Thursday, 18 de April de 2024 ISSN 1519-7670 - Ano 24 - nº 1284

Chargista é forçado a se retratar após irritar presidente

Quando preparava uma charge para a edição do El Universo de 28 de dezembro do ano passado, o caricaturista equatoriano Xavier Bonilla não imaginava que uma frase num desenho entre centenas que já publicou lhe custaria a ira do presidente Rafael Correa, um processo judicial e uma dura multa ao jornal. Bonil, como é conhecido, foi o primeiro a ser punido pela lei de imprensa aprovada em junho passado pelo governo equatoriano e apelidada de “lei da mordaça” pelos jornalistas. A sanção incluiu a obrigatoriedade de que Bonil publicasse uma retificação. Foi o que o cartunista fez quarta-feira, mas com uma charge que alimenta a polêmica – e no mesmo momento em que a ONG Comitê para a Proteção de Jornalistas colocou o Equador entre os 10 países do mundo que mais restringiram a liberdade de imprensa em 2013.

O desenho original mostrava personagens armados com fuzis que levavam caixas e eletrodomésticos de um apartamento, com a inscrição: “Polícia e Promotoria revistam casa de Fernando Villavicencio e levam documentos de denúncias de corrupção”. A charge fazia referência a uma operação realizada na casa do ex-sindicalista Fernando Villavicencio, assessor do deputado Cléver Jiménez, opositor do governo. Na época natalina, policiais invadiram a residência sem mandado e levaram quantidade indeterminada de documentos que teriam informação de e-mails interceptados do governo pelo ex-sindicalista.
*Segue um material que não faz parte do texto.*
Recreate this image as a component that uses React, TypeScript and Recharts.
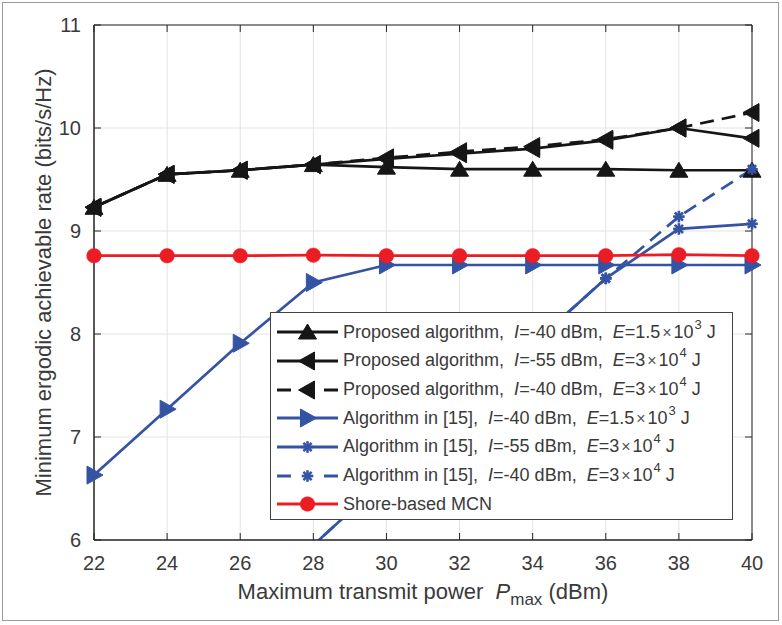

Ver o tema tratado no El Universo irritou o presidente Correa, que desafiou Bonil a provar a afirmação. Em seguida, um órgão supervisor criado com a nova lei de comunicação sancionou o El Universo com uma multa de 2% de seu faturamento no último trimestre. O jornal prometeu pagar o valor, mas vai recorrer. A retificação da charge veio na quarta-feira: Bonil colocou flores em vez de fuzis nas mãos dos policiais. E a frase que provocou a revolta de Correa foi substituída por “Polícia e Promotoria revistam casa de Villavicencio e apreendem tablets, computadores, celulares”. “Para mim, o caso acaba aqui”, afirmou Bonil, que no início do mês disse que o processo era “um abuso de poder”.

Repressão aos jornalistas

Em 2012, antes da nova lei, Correa já processara o El Universo por difamação. “Quer dizer que é humor afirmar que foram realizadas revistas para apreender documentos sobre corrupção. (…) Acrescentem desenhos a uma difamação e deixará de ser difamação… quem pode aceitar tamanho disparate?”, escreveu o presidente no Twitter.

A interpretação de difamação citada por Correa constitui um dos principais pontos de polêmica para os jornalistas equatorianos. A lei de comunicação criou o conceito de “linchamento midiático”, que proíbe a difusão de informação que possa desprestigiar qualquer pessoa ou empresa. Os meios que descumprirem a norma podem ser obrigados a pedir desculpas públicas e pagar multas. Para os jornalistas, deixar essa avaliação nas mãos do governo limita a atividade da imprensa, especialmente em apurações de denúncias de corrupção.

Em Nova York, o Comitê para a Proteção de Jornalistas divulgou quinta-feira que o Equador “é uma das democracias onde o espaço de liberdade de expressão e imprensa independente está diminuindo rapidamente”. A lei de comunicação aprovada em junho é citada como a principal censora – e responsável por colocar o Equador no mesmo nível de repressão jornalística de países como Egito, Bangladesh, Síria, Vietnã, Libéria, Rússia, Turquia e Zâmbia.